Starting with the first line below, extract each line through the one that contains "import seaborn as sns", inclusive, excluding pictures.

Entries with chart source code
★ ★ ★ ★ ★

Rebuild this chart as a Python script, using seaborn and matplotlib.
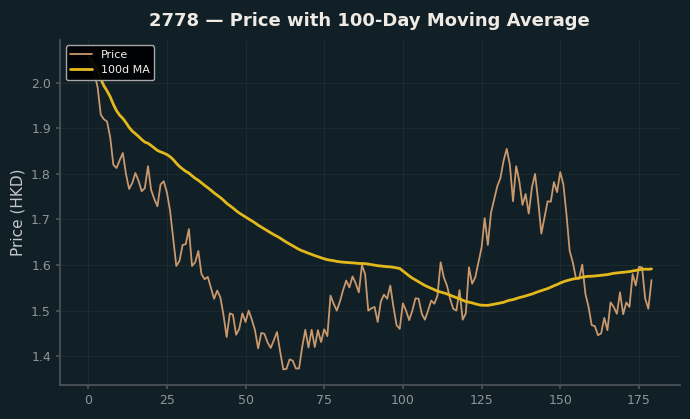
import pandas as pd
import matplotlib.pyplot as plt
import seaborn as sns

# closing prices (HKD), one per trading day
days = list(range(180))
price = [
    2.06, 2.04, 2.02, 1.99, 1.93, 1.92, 1.915, 1.88, 1.82, 1.813,
    1.83, 1.846, 1.80, 1.767, 1.78, 1.802, 1.785, 1.762, 1.769, 1.817,
    1.765, 1.745, 1.729, 1.777, 1.784, 1.76, 1.72, 1.66, 1.598, 1.609,
    1.644, 1.646, 1.679, 1.598, 1.606, 1.631, 1.580, 1.569, 1.574, 1.55,
    1.526, 1.544, 1.529, 1.49, 1.442, 1.494, 1.491, 1.447, 1.46, 1.494,
    1.475, 1.50, 1.48, 1.457, 1.417, 1.451, 1.449, 1.43, 1.418, 1.435,
    1.453, 1.41, 1.371, 1.372, 1.393, 1.39, 1.373, 1.373, 1.42, 1.458,
    1.419, 1.458, 1.420, 1.457, 1.431, 1.459, 1.444, 1.533, 1.515, 1.50,
    1.52, 1.545, 1.566, 1.551, 1.575, 1.56, 1.540, 1.600, 1.58, 1.50,
    1.505, 1.508, 1.475, 1.52, 1.535, 1.526, 1.555, 1.508, 1.468, 1.460,
    1.516, 1.50, 1.479, 1.50, 1.527, 1.526, 1.493, 1.48, 1.50, 1.522,
    1.515, 1.533, 1.606, 1.573, 1.555, 1.526, 1.504, 1.50, 1.545, 1.480,
    1.494, 1.595, 1.559, 1.573, 1.606, 1.638, 1.703, 1.644, 1.715, 1.744,
    1.773, 1.791, 1.829, 1.855, 1.820, 1.740, 1.817, 1.784, 1.732, 1.756,
    1.713, 1.770, 1.800, 1.74, 1.669, 1.704, 1.740, 1.739, 1.782, 1.760,
    1.804, 1.777, 1.71, 1.631, 1.606, 1.571, 1.57, 1.601, 1.537, 1.508,
    1.468, 1.466, 1.446, 1.45, 1.484, 1.457, 1.518, 1.508, 1.493, 1.540,
    1.492, 1.518, 1.508, 1.580, 1.555, 1.596, 1.595, 1.526, 1.504, 1.567,
]

df = pd.DataFrame({"day": days, "price": price})
df["ma"] = df["price"].rolling(100, min_periods=1).mean()

bg = "#111f26"
sns.set_theme(style="darkgrid", rc={
    "figure.facecolor": bg,
    "axes.facecolor": bg,
    "grid.color": "#1c2b32",
    "grid.linewidth": 0.8,
    "axes.edgecolor": "#4a5358",
    "xtick.color": "#8f969a",
    "ytick.color": "#8f969a",
    "xtick.bottom": True,
    "ytick.left": True,
    "axes.labelcolor": "#c4c7c9",
})
plt.rcParams["font.family"] = ["DejaVu Sans"]

fig, ax = plt.subplots(figsize=(6.9, 4.19), dpi=100)
fig.subplots_adjust(left=0.087, right=0.985, bottom=0.081, top=0.905)

sns.lineplot(data=df, x="day", y="price", ax=ax, color="#c9986c", linewidth=1.3, label="Price")
sns.lineplot(data=df, x="day", y="ma", ax=ax, color="#e3b81c", linewidth=2.0, label="100d MA")

ax.set_title("2778 — Price with 100-Day Moving Average", color="#efebe4",
             fontsize=13, fontweight="bold", pad=10)
ax.set_xlabel("")
ax.set_ylabel("Price (HKD)", fontsize=11)
ax.set_xticks([0, 25, 50, 75, 100, 125, 150, 175])
ax.set_yticks([1.4, 1.5, 1.6, 1.7, 1.8, 1.9, 2.0])
ax.tick_params(labelsize=9, length=3, color="#4a5358")
for s in ["top", "right"]:
    ax.spines[s].set_visible(False)

leg = ax.legend(loc="upper left", fontsize=8, facecolor="#000000",
                edgecolor="#b0b0b0", framealpha=0.95)
for t in leg.get_texts():
    t.set_color("#f0f0f0")

plt.savefig("out.png", facecolor=bg)
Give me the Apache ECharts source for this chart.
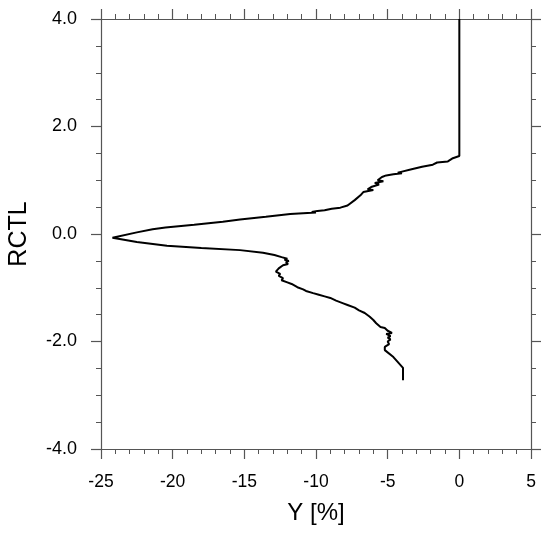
<!DOCTYPE html>
<html>
<head>
<meta charset="utf-8">
<script src="https://cdn.jsdelivr.net/npm/echarts@6/dist/echarts.min.js"></script>
<style>html,body{margin:0;padding:0;background:#fff}#c{width:550px;height:534px}</style>
</head>
<body>
<div id="c"></div>
<script>
// Y [%] values (x) and RCTL values (y), ordered from top to bottom of the profile
const yPercent = [0, 0, -0.45, -0.8, -1.55, -1.85, -2.6, -3.4, -4.0, -4.3, -4.0, -4.6, -5.1,
  -5.4, -5.7, -5.3, -5.9, -5.6, -6.1, -6.4, -6.0, -6.7, -6.9, -7.3, -7.8, -8.3, -8.9, -9.4,
  -9.9, -10.3, -10.0, -10.6, -11.8, -13.5, -15.3, -16.5, -18.5, -20.5, -21.4, -22.5, -24.2,
  -22.5, -20.4, -18.0, -15.3, -13.7, -12.9, -12.4, -12.0, -12.2, -11.9, -12.1, -11.95, -12.3,
  -12.6, -12.8, -12.5, -12.6, -12.3, -12.4, -12.0, -11.7, -11.3, -10.9, -10.7, -10.2, -9.8,
  -9.4, -9.0, -8.6, -8.1, -7.8, -7.3, -7.0, -6.6, -6.25, -6.0, -5.8, -5.5, -5.2, -5.0, -4.7,
  -5.1, -4.8, -5.0, -4.8, -5.0, -4.9, -5.2, -5.2, -4.6, -3.93, -3.93];
const rctl = [4.0, 1.45, 1.41, 1.35, 1.33, 1.29, 1.25, 1.2, 1.16, 1.14, 1.13, 1.11, 1.09,
  1.06, 1.0, 0.98, 0.95, 0.92, 0.88, 0.83, 0.82, 0.78, 0.72, 0.63, 0.53, 0.49, 0.47, 0.44,
  0.43, 0.41, 0.40, 0.39, 0.37, 0.32, 0.27, 0.23, 0.17, 0.12, 0.09, 0.03, -0.07,
  -0.15, -0.22, -0.26, -0.30, -0.35, -0.39, -0.43, -0.46, -0.48, -0.50, -0.53, -0.56, -0.58,
  -0.64, -0.70, -0.74, -0.78, -0.82, -0.86, -0.90, -0.93, -0.99, -1.03, -1.06, -1.10, -1.13,
  -1.16, -1.19, -1.24, -1.29, -1.32, -1.37, -1.42, -1.47, -1.54, -1.60, -1.66, -1.73, -1.75, -1.80, -1.84,
  -1.86, -1.90, -1.93, -1.96, -2.0, -2.05, -2.1, -2.16, -2.29, -2.49, -2.72];
const xTicks = [-25, -20, -15, -10, -5, 0, 5];
const yTicks = [-4.0, -2.0, 0.0, 2.0, 4.0];

const pts = yPercent.map((v, i) => [v, rctl[i]]);
const axColor = '#555';
const font = 'Liberation Sans, Arial, Helvetica, sans-serif';

function xAx(pos, show) {
  return {
    type: 'value', position: pos, min: xTicks[0], max: xTicks[xTicks.length - 1], interval: 5,
    axisLine: {show: true, onZero: false, lineStyle: {color: axColor, width: 1.2}},
    axisTick: {show: true, inside: false, length: 10, lineStyle: {color: axColor, width: 1.2}},
    minorTick: {show: true, splitNumber: 5, length: 5, lineStyle: {color: axColor, width: 1}},
    splitLine: {show: false},
    axisLabel: {show: show, margin: 24, color: '#000', fontSize: 17.5, fontFamily: font},
    name: show ? 'Y [%]' : '', nameLocation: 'middle', nameGap: 52,
    nameTextStyle: {color: '#000', fontSize: 24, fontFamily: font}
  };
}
function yAx(pos, show) {
  return {
    type: 'value', position: pos, min: yTicks[0], max: yTicks[yTicks.length - 1], interval: 2,
    axisLine: {show: true, onZero: false, lineStyle: {color: axColor, width: 1.2}},
    axisTick: {show: true, inside: false, length: 10, lineStyle: {color: axColor, width: 1.2}},
    minorTick: {show: true, splitNumber: 4, length: 5, lineStyle: {color: axColor, width: 1}},
    splitLine: {show: false},
    axisLabel: {show: show, margin: 24, color: '#000', fontSize: 18, fontFamily: font,
      formatter: v => v.toFixed(1)},
    name: show ? 'RCTL' : '', nameLocation: 'middle', nameGap: 69, nameRotate: 90,
    nameTextStyle: {color: '#000', fontSize: 25, fontFamily: font}
  };
}

const chart = echarts.init(document.getElementById('c'), null, {renderer: 'canvas'});
chart.setOption({
  animation: false,
  backgroundColor: '#fff',
  grid: {left: 101, right: 19, top: 19, bottom: 85, containLabel: false, outerBoundsMode: 'none'},
  xAxis: [xAx('bottom', true), xAx('top', false)],
  yAxis: [yAx('left', true), yAx('right', false)],
  series: [{
    type: 'line', data: pts, xAxisIndex: 0, yAxisIndex: 0,
    showSymbol: false, symbol: 'none', smooth: false,
    lineStyle: {color: '#000', width: 2}
  }]
});
</script>
</body>
</html>
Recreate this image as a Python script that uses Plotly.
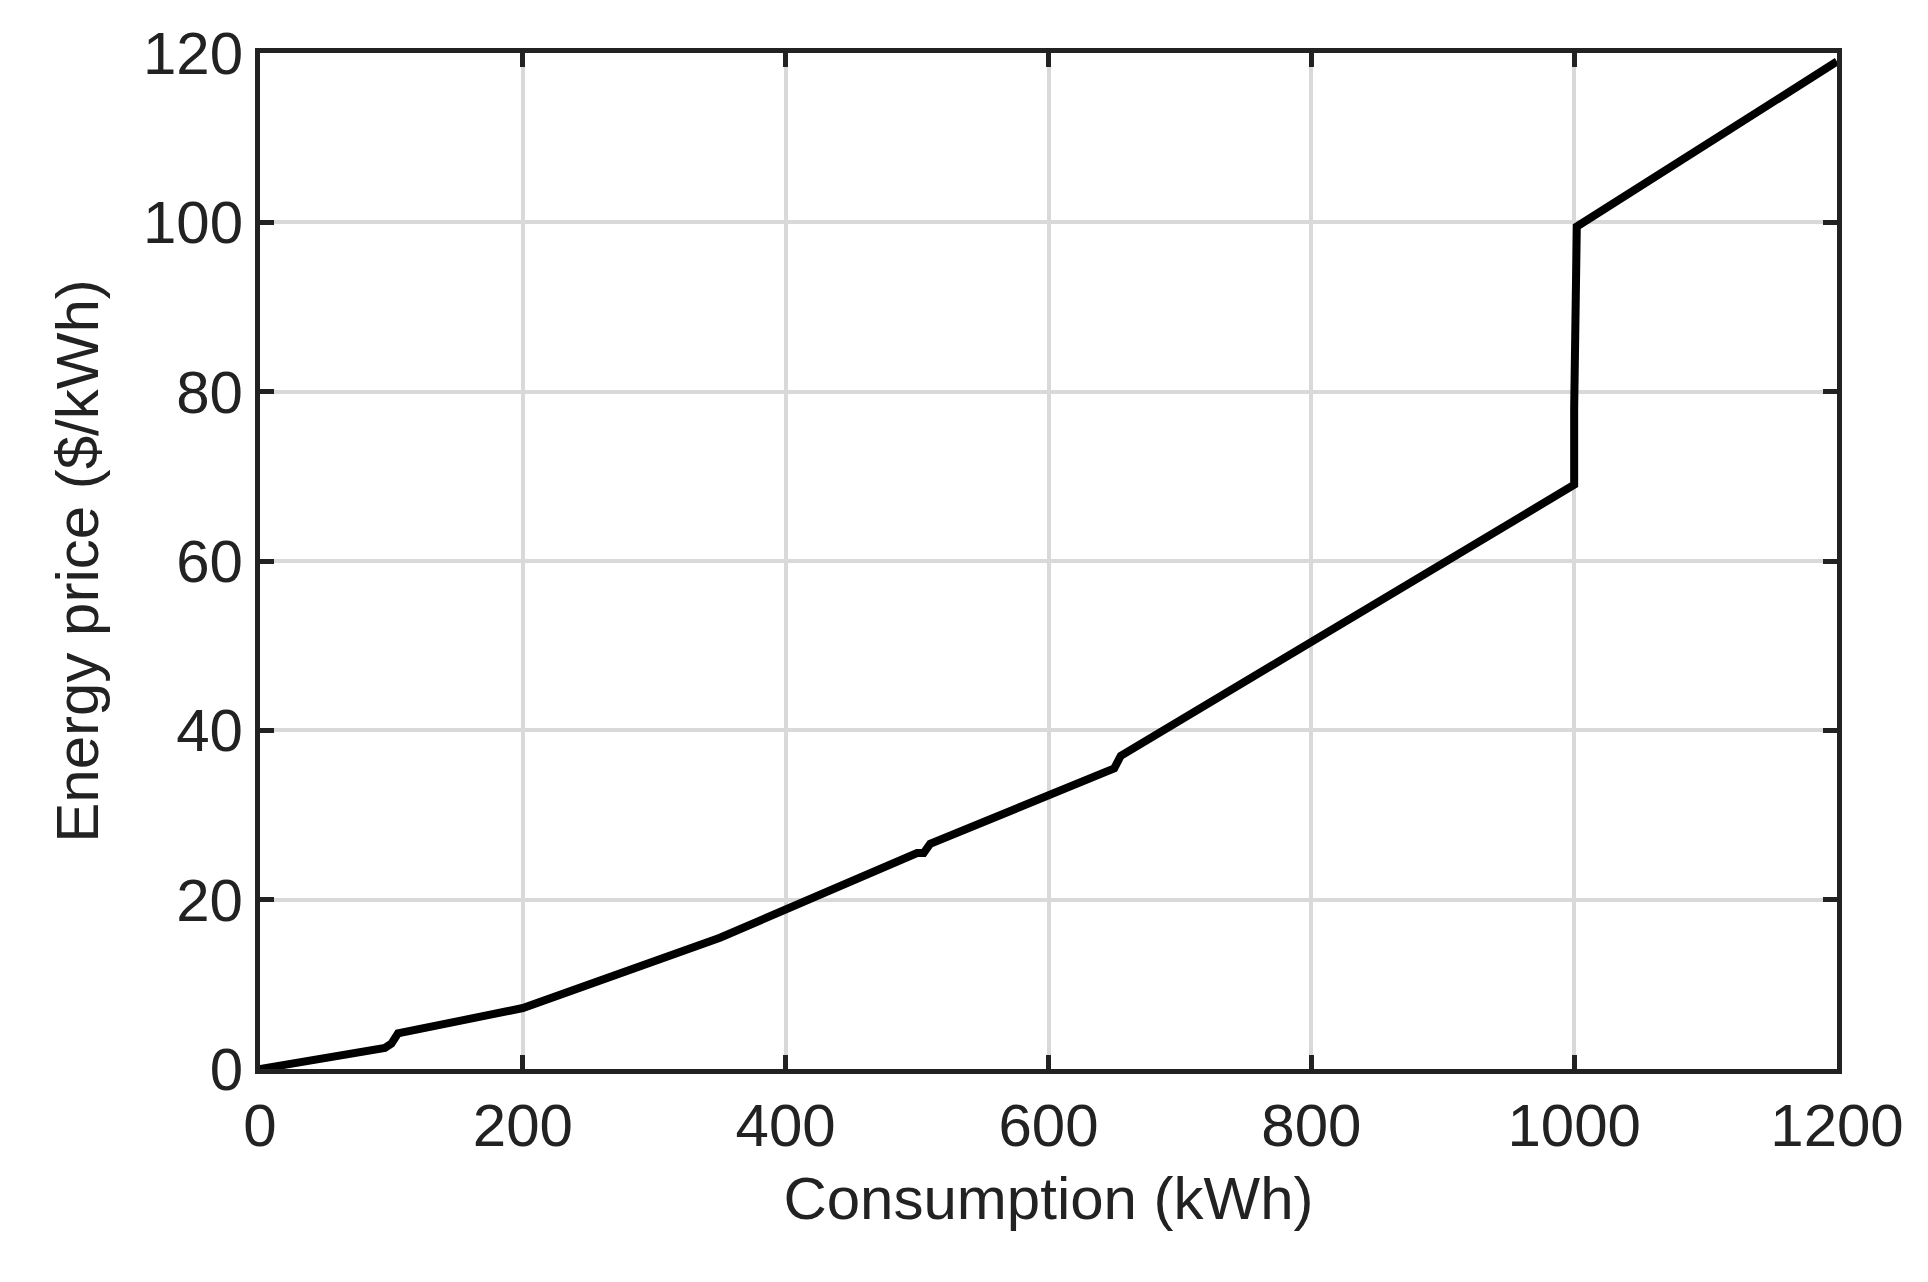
import plotly.graph_objects as go

consumption = [0, 50, 95, 100, 105, 200, 350, 500, 505, 510, 650, 655, 800, 1000, 1000, 1002, 1200]
price = [0, 1.2, 2.5, 3.0, 4.2, 7.2, 15.5, 25.5, 25.5, 26.6, 35.5, 37.0, 50.5, 69.0, 78.0, 99.5, 119.0]

fig = go.Figure(go.Scatter(
    x=consumption, y=price, mode="lines",
    line=dict(color="black", width=8),
))

axis = dict(
    showline=True, linecolor="#222", linewidth=5, mirror="ticks",
    ticks="inside", ticklen=14, tickwidth=5, tickcolor="#222",
    showgrid=True, gridcolor="#d9d9d9", gridwidth=4, zeroline=False,
    tickfont=dict(size=60, color="#222"),
)

fig.update_layout(
    width=1928, height=1282,
    paper_bgcolor="white", plot_bgcolor="white",
    font=dict(family="Liberation Sans, Arial", color="#222"),
    margin=dict(l=252, r=99, t=43, b=221),
    showlegend=False,
    xaxis=dict(axis, range=[0, 1200], dtick=200,
               title=dict(text="Consumption (kWh)", font=dict(size=60), standoff=20)),
    yaxis=dict(axis, range=[0, 120], dtick=20,
               title=dict(text="Energy price ($/kWh)", font=dict(size=60), standoff=26)),
)

fig.write_html("out.html")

★ ★ ★ ★ ★

RESULT OF THIS EXERCISE.
Rebuild this chart as a Python script, using seaborn and matplotlib.
import pandas as pd
import matplotlib.pyplot as plt
import seaborn as sns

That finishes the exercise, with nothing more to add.